* Task material
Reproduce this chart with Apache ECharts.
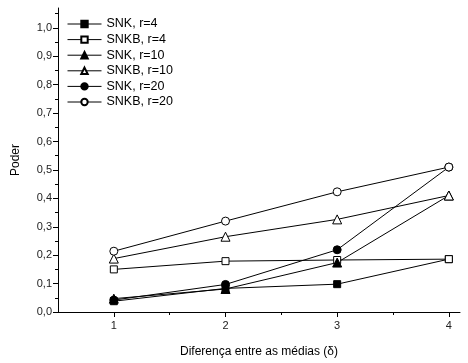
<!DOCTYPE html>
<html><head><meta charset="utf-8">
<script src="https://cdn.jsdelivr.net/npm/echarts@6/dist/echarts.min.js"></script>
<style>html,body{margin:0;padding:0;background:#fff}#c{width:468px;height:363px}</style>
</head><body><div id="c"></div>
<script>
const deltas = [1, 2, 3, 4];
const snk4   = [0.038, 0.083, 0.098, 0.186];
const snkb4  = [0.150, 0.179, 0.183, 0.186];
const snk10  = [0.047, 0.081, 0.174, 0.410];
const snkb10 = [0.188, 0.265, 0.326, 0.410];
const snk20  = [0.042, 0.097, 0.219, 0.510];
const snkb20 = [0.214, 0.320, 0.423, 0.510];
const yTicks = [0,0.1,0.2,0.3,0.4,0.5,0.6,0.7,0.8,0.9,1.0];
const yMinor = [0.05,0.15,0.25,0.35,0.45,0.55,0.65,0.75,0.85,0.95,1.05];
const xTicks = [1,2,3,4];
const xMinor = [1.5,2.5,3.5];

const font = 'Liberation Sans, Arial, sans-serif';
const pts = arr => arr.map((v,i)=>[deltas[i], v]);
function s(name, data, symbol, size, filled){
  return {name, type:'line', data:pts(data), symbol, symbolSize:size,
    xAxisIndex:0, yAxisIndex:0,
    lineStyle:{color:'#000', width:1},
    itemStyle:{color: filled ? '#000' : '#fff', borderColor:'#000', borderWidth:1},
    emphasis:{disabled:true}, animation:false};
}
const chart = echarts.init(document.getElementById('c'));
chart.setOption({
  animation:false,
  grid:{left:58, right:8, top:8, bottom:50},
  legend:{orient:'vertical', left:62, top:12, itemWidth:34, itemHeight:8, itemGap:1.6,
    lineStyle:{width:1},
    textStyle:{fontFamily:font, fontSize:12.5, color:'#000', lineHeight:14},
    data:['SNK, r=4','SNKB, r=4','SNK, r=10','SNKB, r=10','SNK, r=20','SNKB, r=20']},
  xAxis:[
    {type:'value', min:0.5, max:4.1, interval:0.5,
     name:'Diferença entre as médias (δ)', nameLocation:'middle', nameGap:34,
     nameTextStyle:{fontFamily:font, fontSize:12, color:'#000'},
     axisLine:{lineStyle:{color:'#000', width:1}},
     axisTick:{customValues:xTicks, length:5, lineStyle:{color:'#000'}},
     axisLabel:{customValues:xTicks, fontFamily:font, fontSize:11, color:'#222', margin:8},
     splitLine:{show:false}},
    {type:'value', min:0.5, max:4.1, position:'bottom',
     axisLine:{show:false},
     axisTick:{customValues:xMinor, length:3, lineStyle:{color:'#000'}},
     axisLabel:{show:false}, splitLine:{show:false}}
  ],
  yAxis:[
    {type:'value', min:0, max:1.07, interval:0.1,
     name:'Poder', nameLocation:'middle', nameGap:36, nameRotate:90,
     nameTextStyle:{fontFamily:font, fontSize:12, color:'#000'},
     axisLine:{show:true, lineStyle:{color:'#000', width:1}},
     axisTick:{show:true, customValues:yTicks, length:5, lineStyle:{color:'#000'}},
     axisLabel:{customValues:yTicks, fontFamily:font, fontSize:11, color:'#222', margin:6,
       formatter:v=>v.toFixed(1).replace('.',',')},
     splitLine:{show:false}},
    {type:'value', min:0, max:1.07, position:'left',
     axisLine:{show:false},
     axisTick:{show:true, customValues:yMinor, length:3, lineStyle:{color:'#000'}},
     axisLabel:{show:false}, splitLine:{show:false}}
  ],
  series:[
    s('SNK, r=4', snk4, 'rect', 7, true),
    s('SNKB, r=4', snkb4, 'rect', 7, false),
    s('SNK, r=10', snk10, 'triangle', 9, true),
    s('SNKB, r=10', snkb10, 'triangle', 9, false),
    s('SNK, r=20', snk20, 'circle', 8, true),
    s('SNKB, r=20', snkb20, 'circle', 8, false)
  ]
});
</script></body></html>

...

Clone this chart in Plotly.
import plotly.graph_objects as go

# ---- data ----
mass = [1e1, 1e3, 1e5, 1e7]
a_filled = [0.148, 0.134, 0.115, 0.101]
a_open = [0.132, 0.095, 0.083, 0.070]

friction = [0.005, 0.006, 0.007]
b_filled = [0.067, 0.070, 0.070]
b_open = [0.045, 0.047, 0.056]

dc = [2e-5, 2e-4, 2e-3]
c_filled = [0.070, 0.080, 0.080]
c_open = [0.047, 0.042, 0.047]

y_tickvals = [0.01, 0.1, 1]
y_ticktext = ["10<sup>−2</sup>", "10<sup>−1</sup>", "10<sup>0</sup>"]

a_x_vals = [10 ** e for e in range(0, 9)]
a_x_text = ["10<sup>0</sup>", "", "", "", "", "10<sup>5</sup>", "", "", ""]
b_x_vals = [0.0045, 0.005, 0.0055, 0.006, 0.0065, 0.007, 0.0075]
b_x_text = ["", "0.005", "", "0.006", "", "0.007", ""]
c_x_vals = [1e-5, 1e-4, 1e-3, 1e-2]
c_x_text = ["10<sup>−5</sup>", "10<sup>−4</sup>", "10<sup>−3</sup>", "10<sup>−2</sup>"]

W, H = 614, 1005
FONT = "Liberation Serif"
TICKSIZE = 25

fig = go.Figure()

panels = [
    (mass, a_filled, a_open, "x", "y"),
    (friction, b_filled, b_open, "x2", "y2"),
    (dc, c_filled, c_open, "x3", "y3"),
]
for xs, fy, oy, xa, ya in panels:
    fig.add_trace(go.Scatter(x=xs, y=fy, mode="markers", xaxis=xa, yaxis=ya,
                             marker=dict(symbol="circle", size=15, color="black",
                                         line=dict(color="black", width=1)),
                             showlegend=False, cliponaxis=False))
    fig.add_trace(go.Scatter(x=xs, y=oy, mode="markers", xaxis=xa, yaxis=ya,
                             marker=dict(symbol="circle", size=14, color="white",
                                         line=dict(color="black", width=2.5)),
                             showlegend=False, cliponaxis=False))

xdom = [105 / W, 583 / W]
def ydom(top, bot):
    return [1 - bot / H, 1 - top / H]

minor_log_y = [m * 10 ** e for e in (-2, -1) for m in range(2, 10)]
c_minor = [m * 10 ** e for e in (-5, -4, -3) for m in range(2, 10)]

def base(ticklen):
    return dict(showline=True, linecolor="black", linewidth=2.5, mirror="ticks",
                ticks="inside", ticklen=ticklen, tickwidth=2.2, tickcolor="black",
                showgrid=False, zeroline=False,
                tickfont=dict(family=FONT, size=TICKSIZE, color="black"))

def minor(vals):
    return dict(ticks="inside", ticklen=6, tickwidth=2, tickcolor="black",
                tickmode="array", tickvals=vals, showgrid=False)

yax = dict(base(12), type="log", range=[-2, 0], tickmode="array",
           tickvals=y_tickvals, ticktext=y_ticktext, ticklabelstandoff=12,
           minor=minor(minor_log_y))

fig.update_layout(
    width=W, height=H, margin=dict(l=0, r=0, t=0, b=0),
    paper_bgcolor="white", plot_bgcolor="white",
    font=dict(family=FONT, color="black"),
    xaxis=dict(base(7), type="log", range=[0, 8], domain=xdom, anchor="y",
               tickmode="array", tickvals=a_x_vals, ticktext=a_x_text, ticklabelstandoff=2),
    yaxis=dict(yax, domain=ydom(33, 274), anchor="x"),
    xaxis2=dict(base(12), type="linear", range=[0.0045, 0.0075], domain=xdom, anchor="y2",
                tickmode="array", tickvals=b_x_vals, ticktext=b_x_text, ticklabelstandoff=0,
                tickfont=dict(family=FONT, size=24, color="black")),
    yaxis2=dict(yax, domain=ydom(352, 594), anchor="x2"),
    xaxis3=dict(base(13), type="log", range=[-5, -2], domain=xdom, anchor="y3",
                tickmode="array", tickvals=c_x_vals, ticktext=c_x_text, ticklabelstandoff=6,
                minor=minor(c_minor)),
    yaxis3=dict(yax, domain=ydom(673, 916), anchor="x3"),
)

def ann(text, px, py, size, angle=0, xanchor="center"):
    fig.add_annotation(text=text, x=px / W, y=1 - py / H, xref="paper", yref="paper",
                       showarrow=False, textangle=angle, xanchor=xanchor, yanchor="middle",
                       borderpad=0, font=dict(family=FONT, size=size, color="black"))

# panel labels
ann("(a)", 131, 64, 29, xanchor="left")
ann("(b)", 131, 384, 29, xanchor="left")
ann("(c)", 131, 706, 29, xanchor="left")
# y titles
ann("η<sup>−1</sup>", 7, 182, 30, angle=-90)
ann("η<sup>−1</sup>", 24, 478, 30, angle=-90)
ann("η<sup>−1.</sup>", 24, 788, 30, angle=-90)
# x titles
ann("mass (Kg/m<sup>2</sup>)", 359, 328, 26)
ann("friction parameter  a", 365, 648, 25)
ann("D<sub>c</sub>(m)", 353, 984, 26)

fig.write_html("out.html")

...

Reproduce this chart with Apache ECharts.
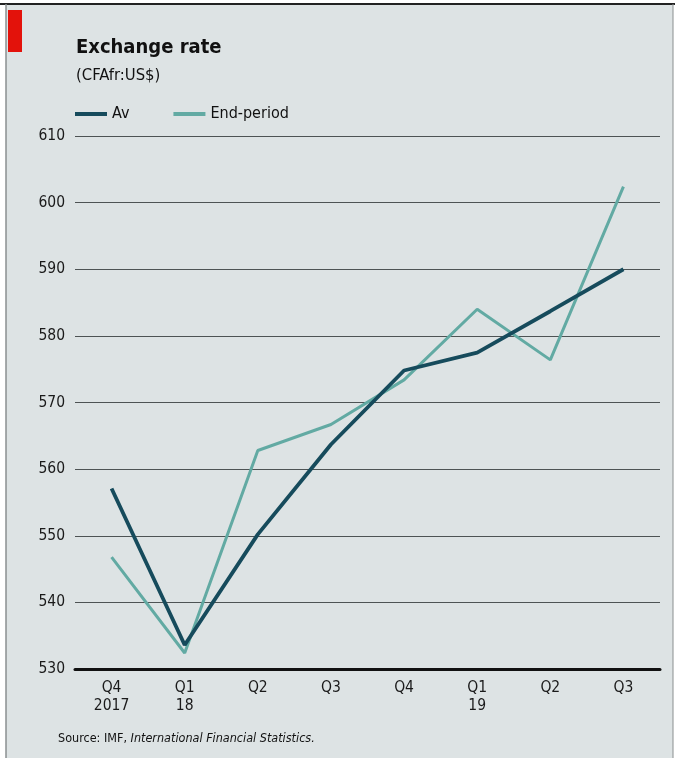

* Job
Only the lines from the one bearing "Clone this chart in Plotly." through the one bearing "c_minor = [m" should be repeated, exactly as given.

* Full output
Clone this chart in Plotly.
import plotly.graph_objects as go

# ---- data ----
mass = [1e1, 1e3, 1e5, 1e7]
a_filled = [0.148, 0.134, 0.115, 0.101]
a_open = [0.132, 0.095, 0.083, 0.070]

friction = [0.005, 0.006, 0.007]
b_filled = [0.067, 0.070, 0.070]
b_open = [0.045, 0.047, 0.056]

dc = [2e-5, 2e-4, 2e-3]
c_filled = [0.070, 0.080, 0.080]
c_open = [0.047, 0.042, 0.047]

y_tickvals = [0.01, 0.1, 1]
y_ticktext = ["10<sup>−2</sup>", "10<sup>−1</sup>", "10<sup>0</sup>"]

a_x_vals = [10 ** e for e in range(0, 9)]
a_x_text = ["10<sup>0</sup>", "", "", "", "", "10<sup>5</sup>", "", "", ""]
b_x_vals = [0.0045, 0.005, 0.0055, 0.006, 0.0065, 0.007, 0.0075]
b_x_text = ["", "0.005", "", "0.006", "", "0.007", ""]
c_x_vals = [1e-5, 1e-4, 1e-3, 1e-2]
c_x_text = ["10<sup>−5</sup>", "10<sup>−4</sup>", "10<sup>−3</sup>", "10<sup>−2</sup>"]

W, H = 614, 1005
FONT = "Liberation Serif"
TICKSIZE = 25

fig = go.Figure()

panels = [
    (mass, a_filled, a_open, "x", "y"),
    (friction, b_filled, b_open, "x2", "y2"),
    (dc, c_filled, c_open, "x3", "y3"),
]
for xs, fy, oy, xa, ya in panels:
    fig.add_trace(go.Scatter(x=xs, y=fy, mode="markers", xaxis=xa, yaxis=ya,
                             marker=dict(symbol="circle", size=15, color="black",
                                         line=dict(color="black", width=1)),
                             showlegend=False, cliponaxis=False))
    fig.add_trace(go.Scatter(x=xs, y=oy, mode="markers", xaxis=xa, yaxis=ya,
                             marker=dict(symbol="circle", size=14, color="white",
                                         line=dict(color="black", width=2.5)),
                             showlegend=False, cliponaxis=False))

xdom = [105 / W, 583 / W]
def ydom(top, bot):
    return [1 - bot / H, 1 - top / H]

minor_log_y = [m * 10 ** e for e in (-2, -1) for m in range(2, 10)]
c_minor = [m * 10 ** e for e in (-5, -4, -3) for m in range(2, 10)]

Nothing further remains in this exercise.